RMOL. Beberapa bulan lalu, DPR sempat menggulirkan rencana merevisi Undang-Undang Mahkamah Konstitusi (MK). Saat itu, yang dijadikan pintu masuk adalah terkait batas waktu bagi MK dalam memutus perselisihan sengketa pilkada, yang dinilai sangat singkat yakni 45 hari kerja. Wacana ini sempat memicu polemik, lalu tenggelam kemudian. Bagaimana Ketua MK menyikapi wacana tersebut? Simak wawancara Rakyat Merdeka dengan Ketua MK Arief Hidayat berikut ini;
Hingga kini apakah Anda masih mengikuti perkembangan wacana untuk merevisi Undang-Undang MK?
Saya tidak intens ke situ. Memang ada. Apa yang sudah pernah diputus MK, mengenai kewenangan MK itu, di sini memang harus ada revisi untuk melengkapi Undang-Undang MK yang ada. Itu terserah kepada DPR dan Pemerintah, silakan.
Bagaimana jika revisi ini dijadikan kesempatan untuk melemahkan MK?
Saya sebagai lembaga tidak bisa mengatakan ini nanti memperlemah MK, atau memperkuat MK, saya nggak bisa itu.
Kenapa?
Pokoknya sikap kita itu, undang-undang yang mau dibuat DPR apa, ya silakan buat. Kalau itu bertentangan dengan konstitusi, menjadi judicial review, itu menjadi kewenangan kita. Kita uji, kalau itu nggak ada, kita clear aja kita melaksanakan undang-undang. Sebagai lembaga yang melaksanakan undang-undang kita diam saja. Kita tidak bisa mengatakan, wah undang-undang itu mau memperlemah MK, undang-undang itu memperkuat MK, nggak boleh kita.
Jadi tidak masalah jika ada yang berupaya melemahkan MK?
Silakan saja pembentuk undang-undang mau mengkonstruksikan apa MK itu terserah beliau-beliau, terserah mereka.
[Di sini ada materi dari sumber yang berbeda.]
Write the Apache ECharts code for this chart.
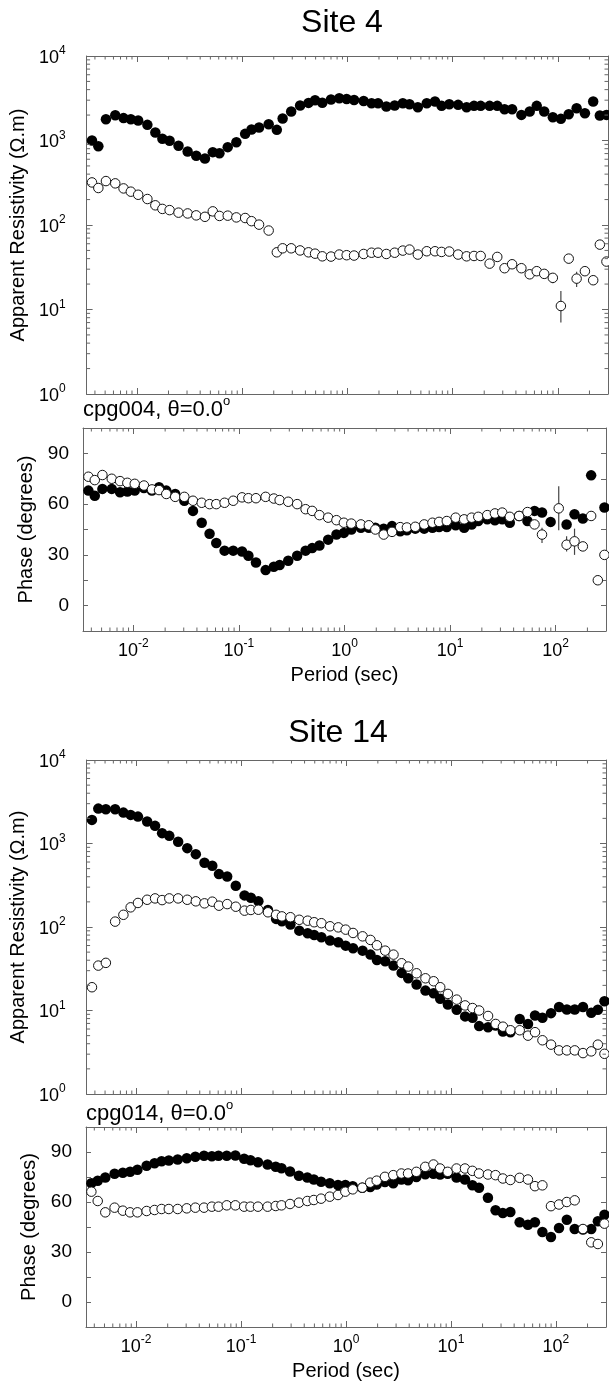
<!DOCTYPE html>
<html><head><meta charset="utf-8">
<script src="https://cdn.jsdelivr.net/npm/echarts@6/dist/echarts.min.js"></script>
<style>html,body{margin:0;padding:0;background:#fff}#c{width:609px;height:1382px}</style>
</head><body><div id="c"></div>
<script>
// ---------- data ----------
const periods = [0.00375,0.00431,0.00509,0.00624,0.00748,0.00877,0.0103,0.0126,0.0150,0.0175,
  0.0205,0.0249,0.0304,0.0367,0.0444,0.0527,0.0610,0.0731,0.0883,0.107,
  0.123,0.145,0.179,0.214,0.243,0.293,0.356,0.428,0.494,0.579,
  0.700,0.839,0.986,1.16,1.43,1.70,1.96,2.35,2.82,3.37,
  3.90,4.68,5.69,6.81,7.87,9.31,11.3,13.6,16.0,18.5,
  22.5,26.6,31.2,36.8,45.1,54.1,63.1,74.3,89.7,107,
  127,151,181,217,251,290];

const site4RhoFilled = [1000,857,1787,1990,1840,1787,1722,1531,1243,1047,
  991,865,741,660,613,728,708,834,955,1199,
  1349,1425,1559,1336,1820,2203,2590,2786,2995,2800,
  3050,3160,3100,3020,2940,2760,2760,2520,2590,2760,
  2690,2480,2760,2890,2570,2690,2640,2480,2570,2570,
  2570,2570,2343,2343,2010,2203,2570,2203,1888,1804,
  2047,2410,2100,2890,1973,2010];
const site4RhoOpen = [319,274,331,311,271,248,228,203,171,155,
  150,140,137,130,125,145,128,129,123,121,
  111,101,86,47.5,53,53,50,47.5,45.8,42.6,
  42.3,44.7,43.9,43.5,45.4,47,47,45.4,47,49.8,
  51.2,44.7,48.9,48.9,48,48.5,44.7,42.6,43,43,
  34.9,41.9,30.8,34.3,30.8,26.1,28.4,26.4,23.7,11.0,
  40,23.2,28.4,22.2,58.6,36.9];
const site4PhaseFilled = [68,65,69,69,67,67.5,68,69.5,68,70,
  68,66,62,56,49,42.5,37,32.5,32.5,32,
  29.5,25.5,21,23,24,26.5,29.5,32.5,34,35.5,
  39,42,43,45,46,46,46,45.5,47,44,
  44.5,45.5,45.5,46,46.5,46.5,47.5,46,48,50,
  51,50.5,51,49,53,50,56,55,49.5,null,
  48,54,51.5,77,null,58];
const site4PhaseOpen = [76.2,74.2,77.2,75,73.6,72.6,72,71,68.7,68.3,
  66,64.3,64.3,62,60.8,60,60,60.8,62,64,
  63.5,63.5,64.3,63.3,62.4,61.4,60,57,56,53.5,
  52,50.5,49,48.5,48,47.5,45,42,43.6,46.4,
  46.2,46.6,48,49,49.5,50,52,51,52,52.5,
  53.5,54.5,55,52.5,53,55.3,48,42,null,57.5,
  36,38,35,53,15,30];
// error bars: [period index, low, high]
const site4RhoOpenErr = [[58,20.5,26.5],[59,7.0,16.5],[60,35,44],[61,18.5,28]];
const site4PhaseOpenErr = [[57,37,46],[59,44.5,70.5],[60,32,41],[61,30,45.5]];

const site14RhoFilled = [1918,2618,2570,2570,2345,2200,2100,1833,1626,1330,
  1235,1047,880,746,588,541,430,403,312,239,
  224,203,160,125,117,107,90.4,84,80.2,75.2,
  68.7,65.6,59.8,55.6,52.1,46.7,40.3,38.9,34.5,28.2,
  24.3,20.5,17.3,16.1,13.8,11.8,10.2,8.5,8.2,6.5,
  6.3,6.6,5.6,5.5,7.9,6.9,8.7,8.2,9.3,11,
  10.3,10.3,11,9.4,10.2,12.9];
const site14RhoOpen = [19,34.5,37.2,116,140,172,194,212,220,210,
  220,220,212,203,192,201,180,188,175,157,
  160,161,150,140,134,131,122,119,114,111,
  102,99,93,84.8,77.3,70,60.4,52.1,46.7,36.8,
  33.6,27.9,24.3,22.4,19,15.8,13.5,11.5,10.7,10,
  8.6,6.9,6.4,5.8,5.8,5.0,5.5,4.4,3.9,3.33,
  3.33,3.33,3.09,3.24,3.9,3.03];
const site14PhaseFilled = [71.2,72.8,74.7,77,77.5,78.1,79.3,81.7,83.3,84.5,
  84.9,85.5,86.3,87.1,87.7,87.5,87.7,87.7,87.9,85.9,
  85.1,83.9,82.5,81.1,80.3,78.3,75.7,74.7,73.5,72.2,
  71.2,70.2,70.2,69.5,68.5,69,70.5,72,71.2,73.5,
  73,75,76.7,77,76.5,77,74.7,73.5,70,68.6,
  62.6,55,53.4,54,47.8,46.4,47.8,42,39,44.4,
  49.4,43.8,43.5,43.8,48.4,52.4];
const site14PhaseOpen = [66.2,60.6,53.8,56.6,54.8,53.8,53.8,54.6,55.2,55.8,
  55.8,55.8,56.2,56.6,56.6,57.2,57.2,58,58,57.2,
  57.2,57.2,57.2,57.6,58,58.8,59.6,60.6,61.2,62,
  63.2,64.2,66.2,67.6,68.6,71.6,72.8,75.1,76.1,77.1,
  77.1,78.1,81.1,82.5,80.1,78.1,80.1,80.1,78.7,77.1,
  76.5,76.1,74.1,73.2,74.5,73.5,69.5,70,57.5,58.5,
  60,61,43.8,35.8,34.8,47];

const siteTitles = ['Site 4', 'Site 14'];
const siteCodes = ['cpg004', 'cpg014'];
const rotationAngle = '0.0';
const periodRange = [1/300, 300];
const rhoRange = [1, 10000];
const phaseRange = [-15, 105];
const phaseTickStep = 15;
const phaseLabelled = [0, 30, 60, 90];

// minor tick values (log decades x 2..9)
const periodMinorTicks = [];
for (let e = -3; e <= 2; e++) for (let m = 2; m <= 9; m++) {
  const v = m * Math.pow(10, e);
  if (v > periodRange[0] && v < periodRange[1]) periodMinorTicks.push(v);
}
const rhoMinorTicks = [];
for (let e = 0; e <= 3; e++) for (let m = 2; m <= 9; m++) rhoMinorTicks.push(m * Math.pow(10, e));

// ---------- styling ----------
const FONT = '"Liberation Sans", Arial, Helvetica, sans-serif';
const AX = '#666';
const grids = [
  {left: 83, top: 56, width: 525, height: 338},
  {left: 83, top: 428, width: 525, height: 203},
  {left: 86, top: 760, width: 520, height: 334},
  {left: 86, top: 1127, width: 520, height: 200}
];
const powRich = {
  b: {fontSize: 18, fontFamily: FONT, color: '#000', verticalAlign: 'bottom', lineHeight: 22},
  s: {fontSize: 12, fontFamily: FONT, color: '#000', verticalAlign: 'top', lineHeight: 12}
};
function powLabel(v) {
  const l = Math.log10(v), e = Math.round(l);
  if (Math.abs(l - e) > 1e-6) return '';
  return '{b|10}{s|' + e + '}';
}
function phaseLabel(v) { return phaseLabelled.indexOf(v) >= 0 ? String(v) : ''; }

const xAxis = [], yAxis = [], series = [];
grids.forEach(function (g, gi) {
  const isPhase = gi % 2 === 1;
  const baseX = {type: 'log', logBase: 10, gridIndex: gi, min: periodRange[0], max: periodRange[1],
    splitLine: {show: false}, minorTick: {show: false},
    axisLine: {show: true, onZero: false, lineStyle: {color: AX, width: 1}},
    axisTick: {show: true, inside: true, length: 6, lineStyle: {color: AX}}};
  xAxis.push(Object.assign({}, baseX, {position: 'bottom',
    axisLabel: {show: isPhase, formatter: powLabel, rich: powRich, margin: 7},
    name: isPhase ? 'Period (sec)' : '', nameLocation: 'middle', nameGap: 34,
    nameTextStyle: {fontSize: 20, fontFamily: FONT, color: '#000'}}));
  xAxis.push(Object.assign({}, baseX, {position: 'top', axisLabel: {show: false}}));
  const baseY = isPhase ?
    {type: 'value', min: phaseRange[0], max: phaseRange[1], interval: phaseTickStep} :
    {type: 'log', logBase: 10, min: rhoRange[0], max: rhoRange[1]};
  Object.assign(baseY, {gridIndex: gi, splitLine: {show: false}, minorTick: {show: false},
    axisLine: {show: true, onZero: false, lineStyle: {color: AX, width: 1}},
    axisTick: {show: true, inside: true, length: isPhase ? 5 : 6, lineStyle: {color: AX}}});
  const site14 = gi >= 2;
  yAxis.push(Object.assign({}, baseY, {position: 'left',
    axisLabel: isPhase ?
      {formatter: phaseLabel, margin: 14, fontSize: 19, fontFamily: FONT, color: '#000'} :
      {formatter: powLabel, rich: powRich, margin: 21},
    name: isPhase ? 'Phase (degrees)' : 'Apparent Resistivity (\u03A9.m)',
    nameLocation: 'middle', nameGap: isPhase ? (site14 ? 47 : 45) : (site14 ? 57 : 54),
    nameTextStyle: {fontSize: 20, fontFamily: FONT, color: '#000'}}));
  yAxis.push(Object.assign({}, baseY, {position: 'right', axisLabel: {show: false}}));
});

function tickRender(dir, len) {
  return function (params, api) {
    const cs = params.coordSys;
    const p = api.coord([api.value(0), api.value(1)]);
    const ch = [];
    if (dir === 'x') {
      const x = p[0];
      if (x <= cs.x + 0.5 || x >= cs.x + cs.width - 0.5) return null;
      const b = cs.y + cs.height, t = cs.y;
      ch.push({type: 'line', shape: {x1: x, y1: b, x2: x, y2: b - len}, style: {stroke: AX, lineWidth: 1}});
      ch.push({type: 'line', shape: {x1: x, y1: t, x2: x, y2: t + len}, style: {stroke: AX, lineWidth: 1}});
    } else {
      const y = p[1];
      if (y <= cs.y + 0.5 || y >= cs.y + cs.height - 0.5) return null;
      const l = cs.x, r = cs.x + cs.width;
      ch.push({type: 'line', shape: {x1: l, y1: y, x2: l + len, y2: y}, style: {stroke: AX, lineWidth: 1}});
      ch.push({type: 'line', shape: {x1: r, y1: y, x2: r - len, y2: y}, style: {stroke: AX, lineWidth: 1}});
    }
    return {type: 'group', children: ch};
  };
}
function errRender(params, api) {
  const lo = api.coord([api.value(0), api.value(1)]);
  const hi = api.coord([api.value(0), api.value(2)]);
  return {type: 'line', shape: {x1: lo[0], y1: lo[1], x2: hi[0], y2: hi[1]},
    style: {stroke: '#444', lineWidth: 1.2}};
}
function pts(vals) {
  const out = [];
  periods.forEach(function (p, i) { if (vals[i] != null) out.push([p, vals[i]]); });
  return out;
}

const panels = [
  {filled: site4RhoFilled, open: site4RhoOpen, err: site4RhoOpenErr, yRef: 10},
  {filled: site4PhaseFilled, open: site4PhaseOpen, err: site4PhaseOpenErr, yRef: 0},
  {filled: site14RhoFilled, open: site14RhoOpen, err: [], yRef: 10},
  {filled: site14PhaseFilled, open: site14PhaseOpen, err: [], yRef: 0}
];
panels.forEach(function (pn, gi) {
  const xi = gi * 2, yi = gi * 2;
  series.push({type: 'custom', xAxisIndex: xi, yAxisIndex: yi, silent: true, z: 4,
    data: periodMinorTicks.map(function (v) { return [v, pn.yRef]; }),
    encode: {x: 0, y: 1}, renderItem: tickRender('x', 3.5)});
  if (gi % 2 === 0) {
    series.push({type: 'custom', xAxisIndex: xi, yAxisIndex: yi, silent: true, z: 4,
      data: rhoMinorTicks.map(function (v) { return [1, v]; }),
      encode: {x: 0, y: 1}, renderItem: tickRender('y', 3.5)});
  }
  if (pn.err.length) {
    series.push({type: 'custom', xAxisIndex: xi, yAxisIndex: yi, silent: true, z: 2,
      data: pn.err.map(function (e) { return [periods[e[0]], e[1], e[2]]; }),
      encode: {x: 0, y: [1, 2]}, renderItem: errRender});
  }
  series.push({type: 'scatter', xAxisIndex: xi, yAxisIndex: yi, z: 3, silent: true,
    data: pts(pn.filled), symbol: 'circle', symbolSize: 10.5,
    itemStyle: {color: '#000', opacity: 1}});
  series.push({type: 'scatter', xAxisIndex: xi, yAxisIndex: yi, z: 3, silent: true,
    data: pts(pn.open), symbol: 'circle', symbolSize: 9.5,
    itemStyle: {color: '#fff', borderColor: '#111', borderWidth: 1, opacity: 1}});
});

const supRich = {
  m: {fontSize: 22, fontFamily: FONT, color: '#000', verticalAlign: 'bottom', lineHeight: 26},
  s: {fontSize: 13, fontFamily: FONT, color: '#000', verticalAlign: 'top', lineHeight: 13}
};
const graphic = [
  {type: 'text', x: 342, y: 23, style: {text: siteTitles[0], font: '32px ' + FONT, fill: '#000', textAlign: 'center', textVerticalAlign: 'middle'}},
  {type: 'text', x: 338, y: 733, style: {text: siteTitles[1], font: '32px ' + FONT, fill: '#000', textAlign: 'center', textVerticalAlign: 'middle'}},
  {type: 'text', x: 83, y: 408, style: {text: '{m|' + siteCodes[0] + ', \u03B8=' + rotationAngle + '}{s|o}', rich: supRich, textAlign: 'left', textVerticalAlign: 'middle'}},
  {type: 'text', x: 86, y: 1112, style: {text: '{m|' + siteCodes[1] + ', \u03B8=' + rotationAngle + '}{s|o}', rich: supRich, textAlign: 'left', textVerticalAlign: 'middle'}}
];

const chart = echarts.init(document.getElementById('c'), null, {renderer: 'canvas'});
chart.setOption({
  backgroundColor: '#fff', animation: false,
  grid: grids.map(function (g) { return Object.assign({containLabel: false, show: false}, g); }),
  xAxis: xAxis, yAxis: yAxis, series: series, graphic: graphic
});
</script></body></html>
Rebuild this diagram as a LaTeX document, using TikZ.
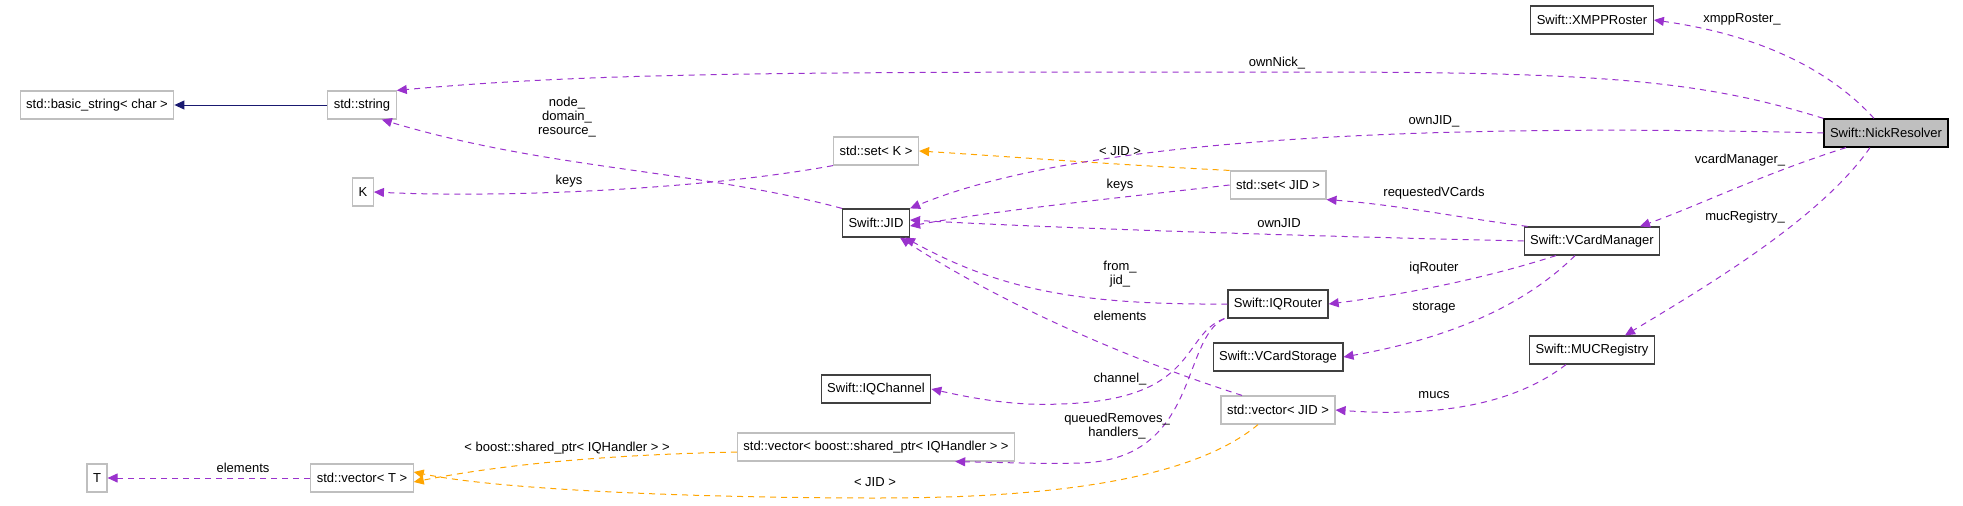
\documentclass[tikz,border=0pt]{standalone}
\usepackage{fontspec}
\setmainfont{Liberation Sans}
\usetikzlibrary{arrows.meta}
\definecolor{member}{HTML}{9A32CD}
\definecolor{tmpl}{HTML}{FFA500}
\definecolor{inherit}{HTML}{191970}
\definecolor{grayline}{HTML}{BFBFBF}
\tikzset{
  cls/.style={draw=black!75, line width=1.2pt, minimum height=28pt, inner xsep=6pt, font=\fontsize{13}{15}\selectfont},
  tpl/.style={cls, draw=grayline},
  use/.style={member, dashed, dash pattern=on 6pt off 5pt, line width=1pt, -{Triangle[length=10pt,width=9pt]}},
  inst/.style={use, tmpl},
  lbl/.style={font=\fontsize{13}{14}\selectfont, align=center, inner sep=0pt}
}
\begin{document}
\begin{tikzpicture}[x=1pt,y=-1pt]
    \useasboundingbox (0,0) rectangle (1963,506);
        % classes
        \node[tpl] (basic) at (97,105) {std::basic\_string< char >};
        \node[tpl] (string) at (362,105) {std::string};
        \node[tpl] (K) at (363,192) {K};
        \node[tpl] (T) at (97,478) {T};
        \node[tpl] (vecT) at (362,478) {std::vector< T >};
        \node[tpl] (setK) at (876,151) {std::set< K >};
        \node[cls] (jid) at (876,223) {Swift::JID};
        \node[cls] (channel) at (876,389) {Swift::IQChannel};
        \node[tpl] (vecShared) at (876,447) {std::vector< boost::shared\_ptr< IQHandler > >};
        \node[tpl] (setJID) at (1278,185) {std::set< JID >};
        \node[cls] (router) at (1278,304) {Swift::IQRouter};
        \node[cls] (storage) at (1278,357) {Swift::VCardStorage};
        \node[tpl] (vecJID) at (1278,410) {std::vector< JID >};
        \node[cls] (roster) at (1592,20) {Swift::XMPPRoster};
        \node[cls] (vcm) at (1592,241) {Swift::VCardManager};
        \node[cls] (muc) at (1592,350) {Swift::MUCRegistry};
        \node[cls, fill=grayline, draw=black] (nick) at (1886,133) {Swift::NickResolver};
        % inheritance
        \draw[inherit, line width=1pt, -{Triangle[length=10pt,width=9pt]}] (string) -- (basic);
        % members
        \draw[use] (nick.north west) .. controls (1700,80) and (1600,72) .. (1300,72) .. controls (800,72) and (600,72) .. (string.north east);
        \node[lbl] at (1277,63) {ownNick\_};
        \draw[use] (jid.north west) .. controls (700,170) and (550,170) .. ([xshift=-15pt]string.south east);
        \node[lbl] at (567,117) {node\_\\domain\_\\resource\_};
        \draw[use] (setK.south west) .. controls (700,190) and (500,198) .. (K.east);
        \node[lbl] at (569,181) {keys};
        \draw[inst] (setJID.north west) .. controls (1120,165) and (1000,156) .. (setK.east);
        \node[lbl] at (1120,151) {< JID >};
        \draw[use] (nick.west) .. controls (1500,125) and (1100,130) .. (jid.north east);
        \node[lbl] at (1434,121) {ownJID\_};
        \draw[use] (setJID.west) .. controls (1100,200) and (1000,210) .. ([yshift=-3pt]jid.east);
        \node[lbl] at (1120,185) {keys};
        \draw[use] (vcm.west) .. controls (1300,236) and (1050,228) .. ([yshift=3pt]jid.east);
        \node[lbl] at (1279,223) {ownJID};
        \draw[use] ([xshift=4pt]vcm.north west) .. controls (1460,218) and (1400,205) .. (setJID.south east);
        \node[lbl] at (1434,193) {requestedVCards};
        \draw[use] ([xshift=-40pt]nick.south) .. controls (1760,175) and (1700,205) .. ([xshift=48pt]vcm.north);
        \node[lbl] at (1740,160) {vcardManager\_};
        \draw[use] ([xshift=-12pt]nick.north) .. controls (1830,70) and (1760,35) .. (roster.east);
        \node[lbl] at (1742,19) {xmppRoster\_};
        \draw[use] ([xshift=-16pt]nick.south) .. controls (1820,220) and (1700,290) .. ([xshift=33pt]muc.north);
        \node[lbl] at (1745,217) {mucRegistry\_};
        \draw[use] ([xshift=-36pt]vcm.south) .. controls (1480,280) and (1400,295) .. (router.east);
        \node[lbl] at (1434,268) {iqRouter};
        \draw[use] ([xshift=-17pt]vcm.south) .. controls (1520,310) and (1440,340) .. (storage.east);
        \node[lbl] at (1434,308) {storage};
        \draw[use] ([xshift=-26pt]muc.south) .. controls (1520,400) and (1450,418) .. (vecJID.east);
        \node[lbl] at (1434,395) {mucs};
        \draw[use] (router.west) .. controls (1080,305) and (1000,290) .. ([xshift=29pt]jid.south);
        \node[lbl] at (1120,274) {from\_\\jid\_};
        \draw[use] ([xshift=-36pt]vecJID.north) .. controls (1100,350) and (980,290) .. ([xshift=24pt]jid.south);
        \node[lbl] at (1120,316) {elements};
        \draw[use] ([xshift=-3pt]router.south west) .. controls (1180,335) and (1200,400) .. (1060,404) .. controls (1020,406) and (980,400) .. (channel.east);
        \node[lbl] at (1120,379) {channel\_};
        \draw[use] ([xshift=-3pt]router.south west) .. controls (1180,340) and (1200,460) .. (1080,463) .. controls (1040,464) and (1030,463) .. ([xshift=-60pt]vecShared.south east);
        \node[lbl] at (1117,426) {queuedRemoves\_\\handlers\_};
        \draw[inst] ([yshift=-5pt]vecShared.west) .. controls (600,455) and (500,465) .. ([yshift=-4pt]vecT.east);
        \node[lbl] at (567,448) {< boost::shared\_ptr< IQHandler > >};
        \draw[inst] ([xshift=-20pt]vecJID.south) .. controls (1180,490) and (1000,498) .. (876,498) .. controls (700,498) and (500,490) .. ([yshift=6pt]vecT.east);
        \node[lbl] at (875,482) {< JID >};
        \draw[use] (vecT) -- (T);
        \node[lbl] at (243,468) {elements};
\end{tikzpicture}
\end{document}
Asal pada waktu mereka membuat undang-undang harus konsisten, koheren dan berkorespondensi dengan kewenangan yang diberikan oleh konstitusi khususnya pasal 24, khususnya pasal 24c Undang-Undang Dasar 1945. Itu saja, silakan saja mau diapakan MK itu.
Anda harus terima bagaimanapun revisi itu?
Saya sebagai ketua MK akan menjalankan Undang-Undang MK dengan sebaik-baiknya apa yang sudah diputus oleh pembentuk undang-undang itu.
Kalau dimintakan pendapat?
Saya tidak..., Silakan saja mereka, mereka juga sudah tahu persis bagaimana keinginan Undang-Undang Dasar. Karena kita hanya tok punya kewenangan menguji undang-undang. Kalau kita mintanya begini, ada orang begini bagaimana nanti. Itu repot. Itu sangat harus kita jaga. Karena itu potensial menjadi perkara di MK.
Tapi apa Anda memang menganggap Undang-Undang MK masih perlu disempurnakan?
Ya tentunya apa yang sudah diputus oleh MK, itulah yang harus diakomodasikan dalam Undang-Undang MK yang baru. Itu aja.
Sejauh ini, bagaimana dunia memandang MK Indonesia?
Begini, saya baru saja yang terakhir kemarin, dua atau tiga bulan yang lalu saya diminta menjadi salah seorang pembicara di dalam kongres asosiasi MK Eropa. Salah satu orang di luar Eropa yang diminta bicara itu hanya Indonesia.
Kenapa Anda yang diundang?
Karena mereka menganggap, MK Indonesia sudah menjadi model percontohan dari MK yang ada di dunia ini.
Apa yang Anda bicarakan?
Salah satu topik yang diminta oleh asosiasi MK Eropa, yang harus saya sampaikan di sana adalah yang berhubungan dengan ini, perjanjian Internasional masuk menjadi hukum nasional melalui proses ratifikasi. Melalui proses ratifikasi, perjanjian internasional itu menjadi undang-undang, karena MK itu menguji undang-undang, maka undang-undang ratifikasi itu pun menjadi kewenangan MK untuk mengujinya. Nah itu saya ceritakan di sana.
Respons mereka?
Oh mereka menjadikan pelajaran penting dan bahan sharing yang luar biasa makalah saya. Dan Indonesia dianggap menjadi model MK yang baik, praktek MK yang baik. Dan mereka sangat mengapresiasi MK telah mampu menyelesaikan Pileg dan Pilpres tahun 2014. Sehingga Pileg 2014 selesai dengan baik, hasil Pilpres bisa selesai dengan baik. Dan MK punya peranan untuk menjadi suatu lembaga yang diberi tugas sebagai the guardian of constitution dan the guardian of democracy.